The tiny, thoughtful touches are rarely found in other resorts: Climb out of the car and the welcoming lei that's slipped over your head was strung, petal by petal, by the young lady right there at the entrance.

At the pool, a friendly chap walks by with cold towels and spritzes your face with Evian water - no tip, no fee. In fact, there are no towel or chaise charges.

In Seasons, the hotel's open-air fine dining room, the prices are high - no question about it - but the food and the service are unrivaled. Book a reservation and ask for Steve. There's a nice floor for cheek- to-cheek dancing.

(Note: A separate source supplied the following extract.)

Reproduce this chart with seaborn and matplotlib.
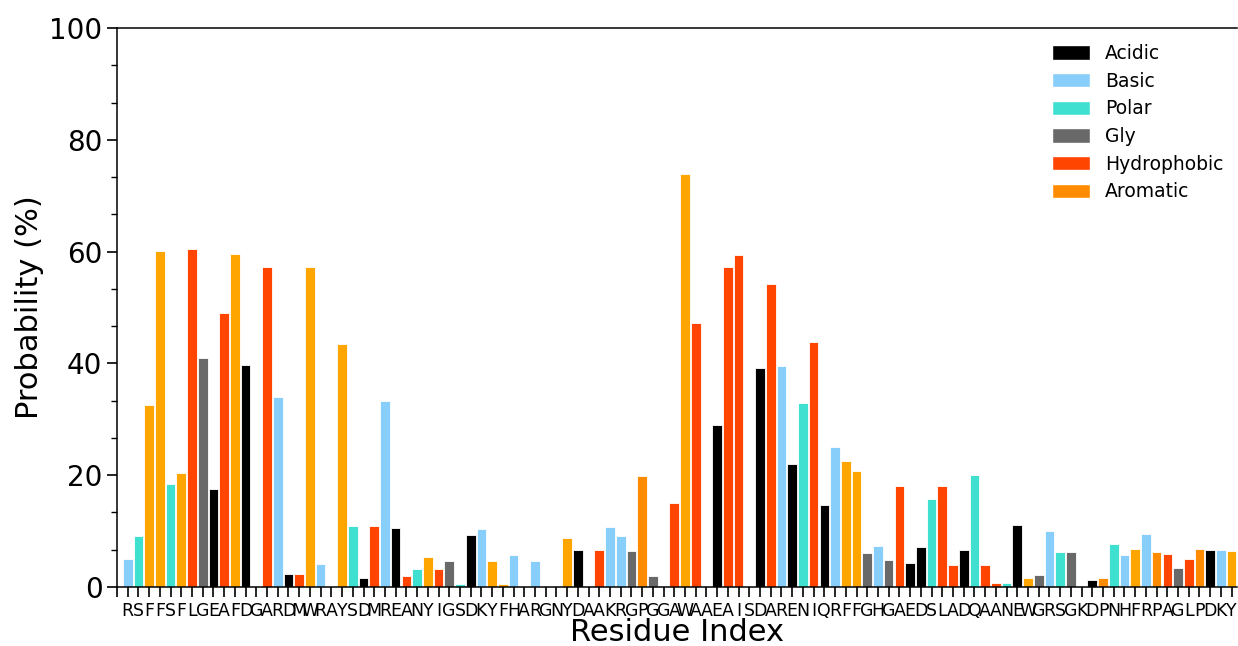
import matplotlib
matplotlib.use('Agg')
import matplotlib.pyplot as plt
from matplotlib.patches import Patch
from matplotlib.ticker import AutoMinorLocator
import pandas as pd
import seaborn as sns

# residue sequence shown under the bars
residues = list("RSFFSFLGEAFDGARDMWRAYSDMREANYIGSDKYFHARGNYDAAKRGPGG"
                "AWAAEAISDARENIQRFFGHGAEDSLADQAANEWGRSGKDPNHFRPAGLPDKY")

# probability (%) per residue
probability = [
    5.0, 9.1, 32.6, 60.1, 18.4, 20.4, 60.5, 41.0, 17.5, 49.0,
    59.6, 39.7, 0.0, 57.2, 34.0, 2.4, 2.4, 57.2, 4.2, 0.0,
    43.5, 10.9, 1.6, 10.9, 33.2, 10.5, 2.0, 3.2, 5.4, 3.2,
    4.6, 0.5, 9.3, 10.3, 4.7, 0.5, 5.7, 0.0, 4.7, 0.0,
    0.0, 8.7, 6.6, 0.0, 6.6, 10.7, 9.1, 6.4, 19.9, 1.9,
    0.0, 15.0, 73.8, 47.3, 0.0, 28.9, 57.2, 59.4, 0.0, 39.2,
    54.2, 39.5, 22.0, 33.0, 43.8, 14.7, 25.0, 22.6, 20.7, 6.1,
    7.4, 4.8, 18.0, 4.3, 7.1, 15.8, 18.0, 3.9, 6.6, 20.0,
    4.0, 0.8, 0.8, 11.1, 1.6, 2.2, 10.0, 6.2, 6.3, 0.0,
    1.3, 1.6, 7.7, 5.8, 6.8, 9.5, 6.3, 5.9, 3.4, 5.0,
    6.8, 6.6, 6.6, 6.5,
]

# class of each bar (A=acidic, B=basic, O=polar, G=gly, H=hydrophobic, R=aromatic, P=pro)
bar_class = list("BORRORHGAHRAGHBAHRBHROAHBAHORHGOABRRBHBGORAHHBBGPGG"
                 "HRHHAHHOAHBAOHABRRGBGHAAOHHAOHHOARGBOGBAPOBRBPHGHPABR")

class_colors = {
    'A': 'black', 'B': 'lightskyblue', 'O': 'turquoise', 'G': 'dimgray',
    'H': 'orangered', 'R': 'orange', 'P': 'darkorange',
}

legend_names = ['Acidic', 'Basic', 'Polar', 'Gly', 'Hydrophobic', 'Aromatic']
legend_colors = ['black', 'lightskyblue', 'turquoise', 'dimgray', 'orangered', 'darkorange']

df = pd.DataFrame({
    'pos': range(len(residues)),
    'key': [str(i) for i in range(len(residues))],
    'prob': probability,
})
palette = {k: class_colors[c] for k, c in zip(df['key'], bar_class)}

fig = plt.figure(figsize=(12.38, 6.46), dpi=100)
ax = fig.add_axes([117 / 1238, 59 / 646, 1120 / 1238, 559 / 646])

sns.barplot(data=df, x='pos', y='prob', hue='key', palette=palette, dodge=False,
            saturation=1, legend=False, width=0.9, edgecolor='white',
            linewidth=0.6, ax=ax)

ax.set_xlim(-1, len(residues) - 0.5)
ax.set_ylim(0, 100)
ax.set_xticks(range(-1, len(residues)))
ax.set_xticklabels([''] + residues, fontsize=12.5)
ax.set_yticks([0, 20, 40, 60, 80, 100])
ax.yaxis.set_minor_locator(AutoMinorLocator(3))
ax.tick_params(axis='y', labelsize=20)
ax.tick_params(which='major', length=7, width=1.2)
ax.tick_params(which='minor', length=4, width=1.0)
for s in ax.spines.values():
    s.set_linewidth(1.1)
ax.spines['right'].set_visible(False)

ax.set_xlabel('Residue Index', fontsize=22, labelpad=-1)
ax.set_ylabel('Probability (%)', fontsize=22)

handles = [Patch(facecolor=c, edgecolor='white', label=n)
           for n, c in zip(legend_names, legend_colors)]
ax.legend(handles=handles, loc='upper right', bbox_to_anchor=(1.001, 0.998),
          frameon=False, fontsize=13.5, handleheight=0.8, labelspacing=0.46,
          borderaxespad=0.4)

fig.savefig('out.png', dpi=100)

The cuisine is Pacific Rim and the chef, Rene Bajeux, is French- trained. In fact, Four Seasons is credited with bringing international chefs to Hawaii to work the subtle flavors of Asian cuisine.

The hotel doesn't drip with Hawaiiana, the bead-and-tiki-god decor hotel builders think everyone expects when they come to the island.

Says Kathy Van Vechten marketing director: "We want to present the culture of Hawaii, not the cliches of Hawaii." Hawaiian culture - and all the pampering - starts here at $250 a night.

Interestingly, this is one resort where you're not trapped or isolated. Right next door is the brand-new Grand Hyatt with its waterfalls, grottos, water slides and even a wedding chapel on its spacious grounds.

Next door to the Hyatt is the Maui InterContinental, and adjacent to it is the Stouffer Wailea Resort. The beaches are open to anyone, so feel free to walk, jog or swim the distance.

But the Grand Hyatt Wailea is more than a look-see. Aimed more at families and groups, it's renowned for what's considered to be the most lavish spa in the Hawaiian Islands, and the prices are surprisingly reasonable for a resort hotel.

A two-hour session starts with a Swedish loofa rubdown, a half-hour soak in one of five pools - seaweed, fragrance, saltwater, mud - showers that pepper you with 100 jets of water and then drench you via a waterfall. The session ends with a serious one-hour massage. Price, including tip, $90.